Once the steaks were seared to medium-rare perfection (the little droplets of blood appeared on the surface, just like Julia said they would!) I set them aside, poured the fat from the pan into the fat jar (you know, the jar you keep under the sink for bacon drippings), then put the pan back on the heat and cooked up the shallot for a minute or two. Then came the wine.

Shallots, wine, and meat drippings - what's NOT to like?

I boiled the wine down to an "almost syrup-like" consistency. Then - this is the good part - I took the pan off heat, and - one spoonful at a time - stirred in four tablespoons of butter (I TOLD you it was good). Once the butter was stirred in and the sauce thickened, I threw in the parsley and we were ready to go.

Sauce - YUM.

All that  was left was to spoon the sauce over the steaks, add our sides (Noe made rice - surprise, surprise), pour a glass of wine, and enjoy.

The steaks were cooked perfectly - a nice sear on the outside and a great pink-to-red gradient on the inside. As for the sauce, it was good - buttery and rich - but Noe and I both actually thought it lacked depth. Noe thought I should have added a handful of garlic (but my personal rule is not to modify Julia until I try it the way she wrote it); I felt like I should have used a really meaty wine (like a big California cab) rather than a $7 Shiraz. There was nothing WRONG with it; we were both just looking for a little more.
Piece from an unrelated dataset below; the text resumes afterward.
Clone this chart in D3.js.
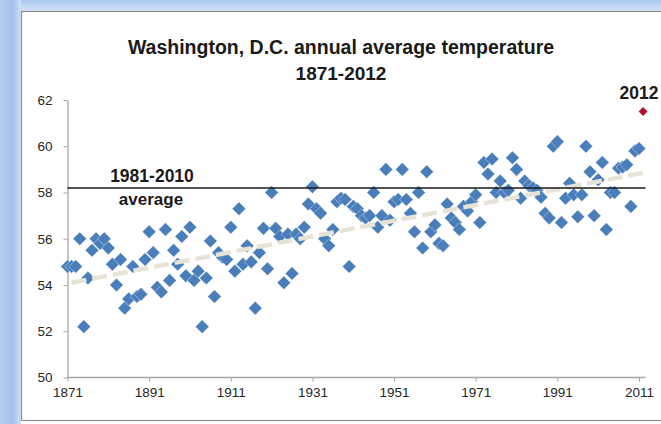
<!DOCTYPE html>
<html>
<head>
<meta charset="utf-8">
<script src="https://cdn.jsdelivr.net/npm/d3@7/dist/d3.min.js"></script>
<style>
  html, body { margin: 0; padding: 0; background: #ffffff; }
  svg { display: block; }
  text { font-family: "Liberation Sans", Arial, sans-serif; }
</style>
</head>
<body>
<svg id="chart" width="661" height="424"></svg>
<script>
// ---------------- data ----------------
const titleLines = ["Washington, D.C. annual average temperature", "1871-2012"];
const startYear = 1871;
// annual average temperature (°F), 1871 ... 2012
const temps = [
  54.8, 54.8, 54.8, 56.0, 52.2, 54.3, 55.5, 56.0, 55.8, 56.0,
  55.6, 54.9, 54.0, 55.1, 53.0, 53.4, 54.8, 53.5, 53.6, 55.1,
  56.3, 55.4, 53.9, 53.7, 56.4, 54.2, 55.5, 54.9, 56.1, 54.4,
  56.5, 54.2, 54.6, 52.2, 54.3, 55.9, 53.5, 55.4, 55.2, 55.1,
  56.5, 54.6, 57.3, 54.9, 55.7, 55.0, 53.0, 55.4, 56.45, 54.7,
  58.0, 56.45, 56.1, 54.1, 56.2, 54.5, 56.2, 56.0, 56.5, 57.5,
  58.25, 57.3, 57.1, 56.0, 55.7, 56.4, 57.6, 57.75, 57.7, 54.8,
  57.4, 57.3, 57.0, 56.9, 57.0, 58.0, 56.5, 57.0, 59.0, 56.8,
  57.6, 57.7, 59.0, 57.7, 57.1, 56.3, 58.0, 55.6, 58.9, 56.3,
  56.6, 55.8, 55.7, 57.5, 56.9, 56.7, 56.4, 57.4, 57.2, 57.6,
  57.9, 56.7, 59.3, 58.8, 59.45, 58.0, 58.5, 58.0, 58.1, 59.5,
  59.0, 57.75, 58.5, 58.3, 58.2, 58.1, 57.8, 57.1, 56.9, 60.0,
  60.2, 56.7, 57.75, 58.4, 57.9, 56.95, 57.9, 60.0, 58.9, 57.0,
  58.55, 59.3, 56.4, 58.0, 58.0, 59.05, 59.1, 59.2, 57.4, 59.8,
  59.9, 61.5
];
const highlightYear = 2012;
const normalValue = 58.2;               // 1981-2010 average
const normalLabel = ["1981-2010", "average"];
const trendYears = [1872, 2012];
const trendValues = [54.1, 58.85];
const xTicks = [1871, 1891, 1911, 1931, 1951, 1971, 1991, 2011];
const yTicks = [50, 52, 54, 56, 58, 60, 62];

const points = temps.map((v, i) => ({ year: startYear + i, value: v }));

// ---------------- drawing ----------------
const svg = d3.select("#chart");
const defs = svg.append("defs");

const gTop = defs.append("linearGradient").attr("id", "gTop").attr("x1", 0).attr("y1", 0).attr("x2", 0).attr("y2", 1);
gTop.append("stop").attr("offset", "0%").attr("stop-color", "#a9c7ee");
gTop.append("stop").attr("offset", "100%").attr("stop-color", "#d6e5f7");
const gLeft = defs.append("linearGradient").attr("id", "gLeft").attr("x1", 0).attr("y1", 0).attr("x2", 1).attr("y2", 0);
gLeft.append("stop").attr("offset", "0%").attr("stop-color", "#b5cff0");
gLeft.append("stop").attr("offset", "60%").attr("stop-color", "#9fc0ec");
gLeft.append("stop").attr("offset", "100%").attr("stop-color", "#cfe0f5");

// frame
svg.append("rect").attr("x", 0).attr("y", 0).attr("width", 661).attr("height", 12).attr("fill", "url(#gTop)");
svg.append("rect").attr("x", 0).attr("y", 0).attr("width", 21).attr("height", 424).attr("fill", "url(#gLeft)");
svg.append("rect").attr("x", 21.5).attr("y", 11.5).attr("width", 660).attr("height", 409)
  .attr("fill", "#ffffff").attr("stroke", "#8f8f8f").attr("stroke-width", 1.2);

const x = d3.scaleLinear().domain([1871, 2011]).range([67.5, 639]);
const y = d3.scaleLinear().domain([50, 62]).range([377.5, 100]);

// title
svg.append("text").attr("x", 341).attr("y", 54).attr("text-anchor", "middle")
  .attr("font-size", 19.5).attr("font-weight", "bold").attr("fill", "#1a1a1a").text(titleLines[0]);
svg.append("text").attr("x", 341).attr("y", 80).attr("text-anchor", "middle")
  .attr("font-size", 19).attr("font-weight", "bold").attr("fill", "#1a1a1a").text(titleLines[1]);

// axes
const axisColor = "#a6a6a6";
const xAxis = d3.axisBottom(x).tickValues(xTicks).tickFormat(d3.format("d")).tickSize(4).tickSizeOuter(0);
const gx = svg.append("g").attr("transform", `translate(0,${y(50)})`).call(xAxis);
gx.select(".domain").remove();
gx.append("line").attr("x1", x(1871)).attr("x2", x(2012.6)).attr("y1", 0).attr("y2", 0)
  .attr("stroke", axisColor).attr("stroke-width", 1.3);
gx.selectAll(".tick line").attr("stroke", axisColor);
gx.selectAll(".tick text").attr("font-size", 13.5).attr("fill", "#262626").attr("dy", "0.95em")
  .style("font-family", "'Liberation Sans', Arial, sans-serif");

const yAxis = d3.axisLeft(y).tickValues(yTicks).tickFormat(d3.format("d")).tickSize(4).tickSizeOuter(0);
const gy = svg.append("g").attr("transform", `translate(${x(1871)},0)`).call(yAxis);
gy.select(".domain").attr("stroke", axisColor).attr("stroke-width", 1.3);
gy.selectAll(".tick line").attr("stroke", axisColor);
gy.selectAll(".tick text").attr("font-size", 13.5).attr("fill", "#262626").attr("x", -15)
  .style("font-family", "'Liberation Sans', Arial, sans-serif");

// points
const sq = d3.symbol().type(d3.symbolSquare).size(92);
svg.append("g").selectAll("path.pt")
  .data(points.filter(d => d.year !== highlightYear))
  .join("path")
  .attr("class", "pt")
  .attr("d", sq)
  .attr("transform", d => `translate(${x(d.year)},${y(d.value)}) rotate(45)`)
  .attr("fill", "#4a7ebb")
  .attr("stroke", "#ffffff").attr("stroke-width", 0.5).attr("stroke-opacity", 0.7);

// trend line (dashed)
const trend = trendYears.map((yr, i) => ({ year: yr, value: trendValues[i] }));
svg.append("path").datum(trend)
  .attr("d", d3.line().x(d => x(d.year)).y(d => y(d.value)))
  .attr("fill", "none").attr("stroke", "#e7e3d6").attr("stroke-width", 4.5)
  .attr("stroke-dasharray", "15,6");

// 1981-2010 average line
svg.append("line").attr("x1", x(1871)).attr("x2", x(2012.6))
  .attr("y1", y(normalValue)).attr("y2", y(normalValue))
  .attr("stroke", "#1a1a1a").attr("stroke-width", 1.5);
svg.append("text").attr("x", 152).attr("y", 182).attr("text-anchor", "middle")
  .attr("font-size", 17.5).attr("font-weight", "bold").attr("fill", "#1a1a1a").text(normalLabel[0]);
svg.append("text").attr("x", 151).attr("y", 205).attr("text-anchor", "middle")
  .attr("font-size", 17).attr("font-weight", "bold").attr("fill", "#1a1a1a").text(normalLabel[1]);

// 2012 highlight
const hp = points.find(d => d.year === highlightYear);
svg.append("path").attr("d", d3.symbol().type(d3.symbolSquare).size(40))
  .attr("transform", `translate(${x(hp.year)},${y(hp.value)}) rotate(45)`)
  .attr("fill", "#b5122a");
svg.append("text").attr("x", x(hp.year) - 4).attr("y", 99).attr("text-anchor", "middle")
  .attr("font-size", 17.5).attr("font-weight", "bold").attr("fill", "#1a1a1a").text(String(highlightYear));
</script>
</body>
</html>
Overall, I think this was a success - I liked the cooking method and Julia has several sauce and flavored butter options that I am definitely anxious to try. And I hope I haven't discouraged anyone from trying this one - Noe and I are just a little too accustomed to my normal heavy hand with garlic - for someone with all their taste buds still in tact, this has ample flavor to please.